# Crayfish & Planted Tanks



## who8mypnuts (Aug 9, 2014)

Let me have it, good idea or bad idea?

Will they totally decimate plants?


----------



## Gizmo (Dec 6, 2010)

They do, I know from experience. Sadly, Jacques Cousteau died shortly after I got him, but not before he proved his aptitude as a mini lawnmower...


----------



## who8mypnuts (Aug 9, 2014)

Gizmo said:


> They do, I know from experience. Sadly, Jacques Cousteau died shortly after I got him, but not before he proved his aptitude as a mini lawnmower...

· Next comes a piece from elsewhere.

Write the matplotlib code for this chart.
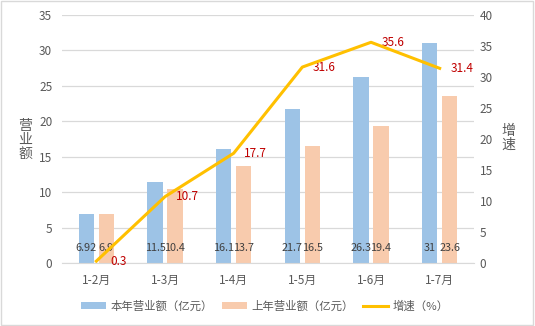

Just as I thought. Thanks for letting me know! 
Sorry you lost ol' Jacques so quickly.


----------



## big b (Jun 28, 2014)

well hold up, hold up.....first off if you are talking about the normal crayfish then he will destroy your plants,but if your talking about dwarf crayfish then they wont bother them.


----------



## big b (Jun 28, 2014)

oh hey!! i just realized what your user name was.i thought it said wombat or something like that(i dont really pay attention to stuff like that).but this is a funny one. who ate my peanuts typed as who8mypnuts,very clever.


----------



## who8mypnuts (Aug 9, 2014)

big b said:


> oh hey!! i just realized what your user name was.i thought it said wombat or something like that(i dont really pay attention to stuff like that).but this is a funny one. who ate my peanuts typed as who8mypnuts,very clever.



haha wombat!
rofl

Thanks.


----------



## big b (Jun 28, 2014)

well thank you very much,but the question at hand is are you talking about normal or dwarf cray fish?


----------



## who8mypnuts (Aug 9, 2014)

big b said:


> well thank you very much,but the question at hand is are you talking about normal or dwarf cray fish?


Both actually.


----------



## big b (Jun 28, 2014)

oh well then you have both of your questions answered


----------